Daniel Schartz, System and Network Engineer of Centre Hospitalier du […]
Daniel Schartz, System and Network Engineer of Centre Hospitalier du Nord Explains how the Hospital Becomes a European Mobility Leader at Catalyst Event in Prague http://catalyst.burtongroup.com/EU10/
See our case story in ITnation #21
Hospital St. Louis, a 32,000-square-meter facility which opened in 2003, was architected and designed to meet the needs of patients in the 21st century. Initially, wireless networking was used to improve the quality of patient care through the use of digital medical records, however the hospital’s wireless network solution was not reliable, especially while roaming. The connectivity issues were beginning to affect the ability to treat patients because practitioners were not able to access digital medical records at all times. In addition, the hospital’s IT team received a request from the patient care department for a solution that could track disoriented patients. The hospital needed a location-tracking solution that would not require the IT team to open up walls and cause the disruption of hospital operations. They needed to build a network that could provide reliable and seamless mobility services.

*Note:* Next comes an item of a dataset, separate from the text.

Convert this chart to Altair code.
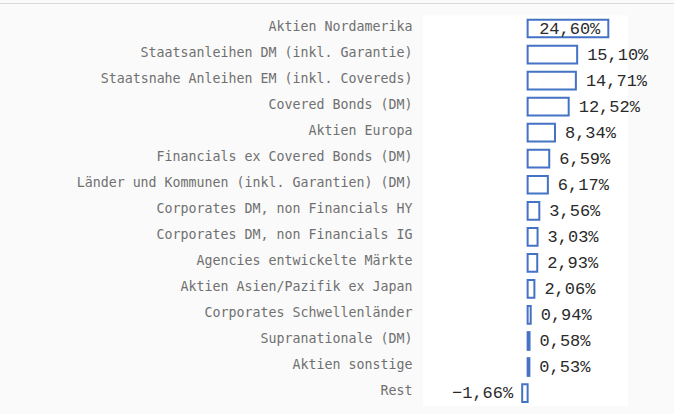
import altair as alt
import pandas as pd

categories = [
    "Aktien Nordamerika",
    "Staatsanleihen DM (inkl. Garantie)",
    "Staatsnahe Anleihen EM (inkl. Covereds)",
    "Covered Bonds (DM)",
    "Aktien Europa",
    "Financials ex Covered Bonds (DM)",
    "Länder und Kommunen (inkl. Garantien) (DM)",
    "Corporates DM, non Financials HY",
    "Corporates DM, non Financials IG",
    "Agencies entwickelte Märkte",
    "Aktien Asien/Pazifik ex Japan",
    "Corporates Schwellenländer",
    "Supranationale (DM)",
    "Aktien sonstige",
    "Rest",
]
values = [24.60, 15.10, 14.71, 12.52, 8.34, 6.59, 6.17, 3.56, 3.03, 2.93, 2.06, 0.94, 0.58, 0.53, -1.66]

df = pd.DataFrame({"cat": categories, "v": values})
df["label"] = [f"{v:.2f}".replace(".", ",").replace("-", "−") + "%" for v in values]

BLUE = "#4472C4"
MONO = "Liberation Mono"

base = alt.Chart(df).encode(
    y=alt.Y("cat:N", sort=categories,
            scale=alt.Scale(paddingInner=0.32, paddingOuter=0.16),
            axis=alt.Axis(title=None, domain=False, ticks=False, labelPadding=11,
                          labelOffset=-2,
                          labelFont="DejaVu Sans Mono", labelFontSize=13.3,
                          labelColor="#707070", labelLimit=500)),
)

x_enc = alt.X("v:Q", scale=alt.Scale(domain=[-31.9, 30.6], nice=False, zero=True),
              axis=None)

bars = base.mark_bar(fill="white", stroke=BLUE, strokeWidth=2).encode(
    x=x_enc, x2=alt.datum(0)
)

txt_props = dict(font=MONO, fontSize=17, color="#2a2a2a", baseline="middle")

pos_out = base.transform_filter("datum.v >= 0 && datum.v < 20").mark_text(
    align="left", dx=10, **txt_props).encode(x=x_enc, text="label:N")
pos_in = base.transform_filter("datum.v >= 20").mark_text(
    align="right", dx=-8, **txt_props).encode(x=x_enc, text="label:N")
neg = base.transform_filter("datum.v < 0").mark_text(
    align="right", dx=-9, **txt_props).encode(x=x_enc, text="label:N")

topline = alt.Chart(pd.DataFrame({"a": [0]})).mark_rule(
    color="#d9d9d9", strokeWidth=1).encode(
    x=alt.value(-423), x2=alt.value(251), y=alt.value(-12))

chart = alt.layer(topline, bars, pos_out, pos_in, neg).properties(
    width=205, height=390.6,
    background="#fafafa",
    padding={"left": 423, "top": 15.5, "right": 46, "bottom": 8},
    autosize=alt.AutoSizeParams(type="none"),
).configure_view(fill="white", stroke=None)

chart.save("out.html", embed_options={"renderer": "svg", "actions": False})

This case study presentation will discuss how Hospital St. Louis improved operations and patient quality of life with a well planned mobile network. Specific examples include:
1. how doctors, nurses, and mobile staff treat patients efficiently and conveniently. Nurses and doctors use laptops to access electronic medical records (EMR/EHR), radiology images (PACS), and lab results at the patient bedside,
2. how physical therapists check their PDAs to reference lists of patients requiring treatment and technicians also use PDAs to respond to service requests from different areas of the hospital,
3. how guest access capabilities also provide patients with Internet access, enabling them to work conveniently during their hospital stay, and
4. how mobility and continuous access to medical records provide the most accurate diagnostic tools and a convenient working environment for doctors and nurses.
Attendees will also learn about future plans for the network including adding location-based tracking for patient identification in operating rooms and to help distribute patients and their medical records accurately to different locations, such as other emergency hospitals, during disasters or major accidents.